Tag Archives: Namibia

Greetings from Namibia!

Hello!

My name is Eero and I’m studying to become a bachelor of social services. Me and my two friends decided to do our second years practical training aboard and so we chose Windhoek which is the capital of Namibia. We’re social coaches and teachers of social skills in Windhoek Football Club and we are working with kids who are under 19, 15 and 9. All the age groups have their own teams, so altogether we are working with 60 kids. At the first, the kids were shy and quiet but they are slowly becoming out of their shells. You can’t compare working culture in Namibia with working culture in Finland, things are so different here. For example “time” has no meaning here, in Finland when the day begins at 8am it begins at 8am, here the day may begin at 12am or 2pm. One local said: “Swiss make clocks, Germans know the time and Namibians have the time.” That metaphor is 100% true.

Things are ok here, Namibia is a very dry and hot country so it was quite a shock when we arrived here three weeks ago. When we left, in Finland there was -4 degrees and finally after 36 hours of traveling we arrived in Namibia and here it was +36 degrees. Namibian people are polite and friendly and they have quite strange sense of humour. We are truly enjoying life here, because we like working with Windhoek Football Club and all of their players – they are magnificent people. We’ve also met a lot of locals and they are so kindhearted in every possible way. People just don’t act this way back in Finland.

And of course, beer is cheap and the food is just great. Namibians don’t eat so much vegetables so this is a heaven for carnivore like me. I still miss Finnish vegetables almost every day…

Below, you can find some pictures so you can see how things are going here.

The house we are living.
Us working with the U15 team.
U9 team won silver in the tournament.
Me and my Windhoek Football Club shirt.

So, all in all, these are going well and we got still seven weeks left. I’m sure I’m going to miss all the lovely people I’ve met here.

Best,

Eero Heinonen

 

Halo!

Coming for practical training to Namibian winter for three months was one of the most spontaneous, stupid and best things that I have done. I exchanged summer in Finland, a practical training with a salary and my friends, to an unknown environment and work.

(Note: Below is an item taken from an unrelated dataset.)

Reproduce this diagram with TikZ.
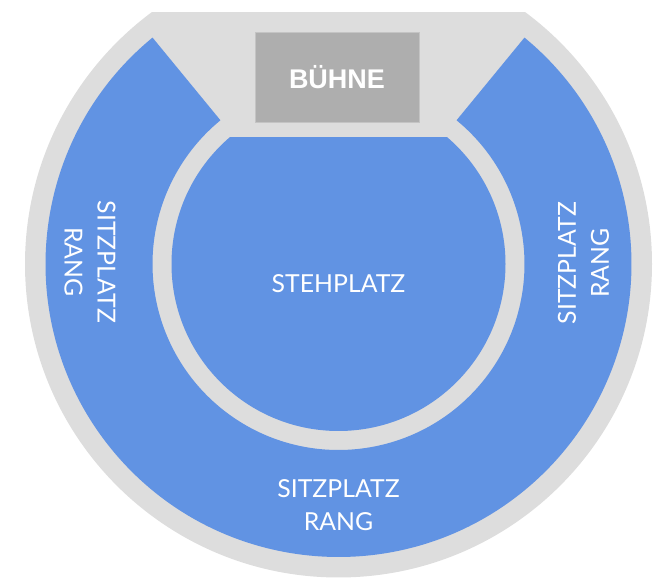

A view over the city of Windhoek

I always wanted to go somewhere exotic for practical training, so I could expose myself to different opinions and culture. When I read an article of Namibia in Rakennuslehti, a Finnish magazine for construction engineers, I knew I should try to get in there. So I contacted the writer of the article.  She guided me to one Namibian engineer and after few emails there was no way out anymore. Arranging everything went fast and without trouble.

I came to Namibia in the beginning of May. The first two months of training went fast, everything was new and exciting. After two months the days have slowed down and certain routines and habits has taken place in the mind and life. Now when my training is soon over, work days have the same pattern, and I feel like I have received the cultural education I came here for.

Namibia is mostly desert and Windhoek is surrounded with mountains, which are great for hiking during weekends. The climate of Namibian Winter is very nice. Even though it is called winter the temperature during days is always above 20°c but in the nights it can go below 10°c. Windhoek has 3605 hours of sunshine in one year (Helsinki has 1858 hours) and after my arrival I have seen clouds five times. I have been lucky to visit some projects like Ai-Ais hot spring spa in Fish river Canyon. I also visited the coast and huge sand dunes in Walvis Bay.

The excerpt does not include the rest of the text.